• WHAT IS ASKED: Exactly reproduce each line of the listing that follows.

§ §

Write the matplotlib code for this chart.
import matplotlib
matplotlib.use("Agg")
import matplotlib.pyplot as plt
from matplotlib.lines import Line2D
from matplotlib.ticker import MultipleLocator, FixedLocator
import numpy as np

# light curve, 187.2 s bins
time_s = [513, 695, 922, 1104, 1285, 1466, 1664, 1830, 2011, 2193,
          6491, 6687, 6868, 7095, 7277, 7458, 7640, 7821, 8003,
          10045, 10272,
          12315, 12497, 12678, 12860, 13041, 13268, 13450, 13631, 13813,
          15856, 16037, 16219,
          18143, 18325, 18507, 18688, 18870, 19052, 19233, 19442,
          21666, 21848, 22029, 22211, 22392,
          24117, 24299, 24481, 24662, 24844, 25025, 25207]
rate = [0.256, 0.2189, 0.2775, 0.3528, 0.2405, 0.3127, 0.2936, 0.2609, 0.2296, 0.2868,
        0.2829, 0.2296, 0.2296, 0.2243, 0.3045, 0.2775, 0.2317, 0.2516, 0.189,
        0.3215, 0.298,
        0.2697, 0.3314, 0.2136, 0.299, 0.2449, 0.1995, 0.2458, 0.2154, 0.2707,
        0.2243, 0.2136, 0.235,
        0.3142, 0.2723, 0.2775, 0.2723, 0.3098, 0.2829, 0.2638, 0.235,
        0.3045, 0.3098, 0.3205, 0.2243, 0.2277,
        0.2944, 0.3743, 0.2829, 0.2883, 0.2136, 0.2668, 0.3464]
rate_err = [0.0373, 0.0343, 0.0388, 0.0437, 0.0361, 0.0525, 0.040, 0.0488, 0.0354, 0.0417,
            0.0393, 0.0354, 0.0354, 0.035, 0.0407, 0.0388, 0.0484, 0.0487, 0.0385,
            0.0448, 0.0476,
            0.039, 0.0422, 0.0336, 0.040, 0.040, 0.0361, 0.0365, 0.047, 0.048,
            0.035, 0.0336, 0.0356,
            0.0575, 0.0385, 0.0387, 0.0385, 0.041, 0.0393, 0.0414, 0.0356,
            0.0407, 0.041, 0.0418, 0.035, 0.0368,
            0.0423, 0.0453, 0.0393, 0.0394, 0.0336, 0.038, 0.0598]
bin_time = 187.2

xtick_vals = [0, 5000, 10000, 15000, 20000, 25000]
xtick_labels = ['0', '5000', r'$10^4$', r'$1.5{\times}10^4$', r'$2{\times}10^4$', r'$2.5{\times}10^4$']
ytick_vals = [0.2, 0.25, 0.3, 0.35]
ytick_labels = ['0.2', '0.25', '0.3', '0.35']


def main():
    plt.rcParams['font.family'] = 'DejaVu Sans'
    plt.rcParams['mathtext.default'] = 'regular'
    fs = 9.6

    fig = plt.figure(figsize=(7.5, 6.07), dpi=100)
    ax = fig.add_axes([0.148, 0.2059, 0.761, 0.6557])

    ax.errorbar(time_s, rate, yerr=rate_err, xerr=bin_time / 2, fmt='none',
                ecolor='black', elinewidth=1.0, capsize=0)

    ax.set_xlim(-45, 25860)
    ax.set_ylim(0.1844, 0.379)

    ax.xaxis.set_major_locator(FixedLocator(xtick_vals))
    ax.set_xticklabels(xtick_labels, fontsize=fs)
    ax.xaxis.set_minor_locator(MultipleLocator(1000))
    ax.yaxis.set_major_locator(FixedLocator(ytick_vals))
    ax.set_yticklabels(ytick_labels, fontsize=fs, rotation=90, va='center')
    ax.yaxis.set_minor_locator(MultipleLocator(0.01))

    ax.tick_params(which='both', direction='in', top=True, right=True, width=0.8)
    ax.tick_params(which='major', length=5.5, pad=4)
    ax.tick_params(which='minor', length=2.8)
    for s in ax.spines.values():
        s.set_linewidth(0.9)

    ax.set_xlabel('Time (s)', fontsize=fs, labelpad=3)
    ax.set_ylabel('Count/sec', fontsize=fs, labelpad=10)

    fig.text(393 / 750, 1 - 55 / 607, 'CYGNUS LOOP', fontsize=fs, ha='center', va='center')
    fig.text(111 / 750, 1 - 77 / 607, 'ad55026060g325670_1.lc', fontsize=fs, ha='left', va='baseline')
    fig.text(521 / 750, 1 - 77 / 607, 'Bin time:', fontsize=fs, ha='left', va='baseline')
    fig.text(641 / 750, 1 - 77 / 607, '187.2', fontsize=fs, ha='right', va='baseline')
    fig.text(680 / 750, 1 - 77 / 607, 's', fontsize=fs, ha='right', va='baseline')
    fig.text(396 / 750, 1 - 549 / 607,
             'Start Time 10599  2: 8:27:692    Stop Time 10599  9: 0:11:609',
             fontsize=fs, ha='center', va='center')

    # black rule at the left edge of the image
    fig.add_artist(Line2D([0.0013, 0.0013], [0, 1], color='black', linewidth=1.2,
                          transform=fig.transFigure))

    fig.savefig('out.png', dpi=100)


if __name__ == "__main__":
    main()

§ §

• EXERCISE OUTPUT:
Write the matplotlib code for this chart.
import matplotlib
matplotlib.use("Agg")
import matplotlib.pyplot as plt
from matplotlib.lines import Line2D
from matplotlib.ticker import MultipleLocator, FixedLocator
import numpy as np

# light curve, 187.2 s bins
time_s = [513, 695, 922, 1104, 1285, 1466, 1664, 1830, 2011, 2193,
          6491, 6687, 6868, 7095, 7277, 7458, 7640, 7821, 8003,
          10045, 10272,
          12315, 12497, 12678, 12860, 13041, 13268, 13450, 13631, 13813,
          15856, 16037, 16219,
          18143, 18325, 18507, 18688, 18870, 19052, 19233, 19442,
          21666, 21848, 22029, 22211, 22392,
          24117, 24299, 24481, 24662, 24844, 25025, 25207]
rate = [0.256, 0.2189, 0.2775, 0.3528, 0.2405, 0.3127, 0.2936, 0.2609, 0.2296, 0.2868,
        0.2829, 0.2296, 0.2296, 0.2243, 0.3045, 0.2775, 0.2317, 0.2516, 0.189,
        0.3215, 0.298,
        0.2697, 0.3314, 0.2136, 0.299, 0.2449, 0.1995, 0.2458, 0.2154, 0.2707,
        0.2243, 0.2136, 0.235,
        0.3142, 0.2723, 0.2775, 0.2723, 0.3098, 0.2829, 0.2638, 0.235,
        0.3045, 0.3098, 0.3205, 0.2243, 0.2277,
        0.2944, 0.3743, 0.2829, 0.2883, 0.2136, 0.2668, 0.3464]
rate_err = [0.0373, 0.0343, 0.0388, 0.0437, 0.0361, 0.0525, 0.040, 0.0488, 0.0354, 0.0417,
            0.0393, 0.0354, 0.0354, 0.035, 0.0407, 0.0388, 0.0484, 0.0487, 0.0385,
            0.0448, 0.0476,
            0.039, 0.0422, 0.0336, 0.040, 0.040, 0.0361, 0.0365, 0.047, 0.048,
            0.035, 0.0336, 0.0356,
            0.0575, 0.0385, 0.0387, 0.0385, 0.041, 0.0393, 0.0414, 0.0356,
            0.0407, 0.041, 0.0418, 0.035, 0.0368,
            0.0423, 0.0453, 0.0393, 0.0394, 0.0336, 0.038, 0.0598]
bin_time = 187.2

xtick_vals = [0, 5000, 10000, 15000, 20000, 25000]
xtick_labels = ['0', '5000', r'$10^4$', r'$1.5{\times}10^4$', r'$2{\times}10^4$', r'$2.5{\times}10^4$']
ytick_vals = [0.2, 0.25, 0.3, 0.35]
ytick_labels = ['0.2', '0.25', '0.3', '0.35']


def main():
    plt.rcParams['font.family'] = 'DejaVu Sans'
    plt.rcParams['mathtext.default'] = 'regular'
    fs = 9.6

    fig = plt.figure(figsize=(7.5, 6.07), dpi=100)
    ax = fig.add_axes([0.148, 0.2059, 0.761, 0.6557])

    ax.errorbar(time_s, rate, yerr=rate_err, xerr=bin_time / 2, fmt='none',
                ecolor='black', elinewidth=1.0, capsize=0)

    ax.set_xlim(-45, 25860)
    ax.set_ylim(0.1844, 0.379)

    ax.xaxis.set_major_locator(FixedLocator(xtick_vals))
    ax.set_xticklabels(xtick_labels, fontsize=fs)
    ax.xaxis.set_minor_locator(MultipleLocator(1000))
    ax.yaxis.set_major_locator(FixedLocator(ytick_vals))
    ax.set_yticklabels(ytick_labels, fontsize=fs, rotation=90, va='center')
    ax.yaxis.set_minor_locator(MultipleLocator(0.01))

    ax.tick_params(which='both', direction='in', top=True, right=True, width=0.8)
    ax.tick_params(which='major', length=5.5, pad=4)
    ax.tick_params(which='minor', length=2.8)
    for s in ax.spines.values():
        s.set_linewidth(0.9)

    ax.set_xlabel('Time (s)', fontsize=fs, labelpad=3)
    ax.set_ylabel('Count/sec', fontsize=fs, labelpad=10)

    fig.text(393 / 750, 1 - 55 / 607, 'CYGNUS LOOP', fontsize=fs, ha='center', va='center')
    fig.text(111 / 750, 1 - 77 / 607, 'ad55026060g325670_1.lc', fontsize=fs, ha='left', va='baseline')
    fig.text(521 / 750, 1 - 77 / 607, 'Bin time:', fontsize=fs, ha='left', va='baseline')
    fig.text(641 / 750, 1 - 77 / 607, '187.2', fontsize=fs, ha='right', va='baseline')
    fig.text(680 / 750, 1 - 77 / 607, 's', fontsize=fs, ha='right', va='baseline')
    fig.text(396 / 750, 1 - 549 / 607,
             'Start Time 10599  2: 8:27:692    Stop Time 10599  9: 0:11:609',
             fontsize=fs, ha='center', va='center')

    # black rule at the left edge of the image
    fig.add_artist(Line2D([0.0013, 0.0013], [0, 1], color='black', linewidth=1.2,
                          transform=fig.transFigure))

    fig.savefig('out.png', dpi=100)


if __name__ == "__main__":
    main()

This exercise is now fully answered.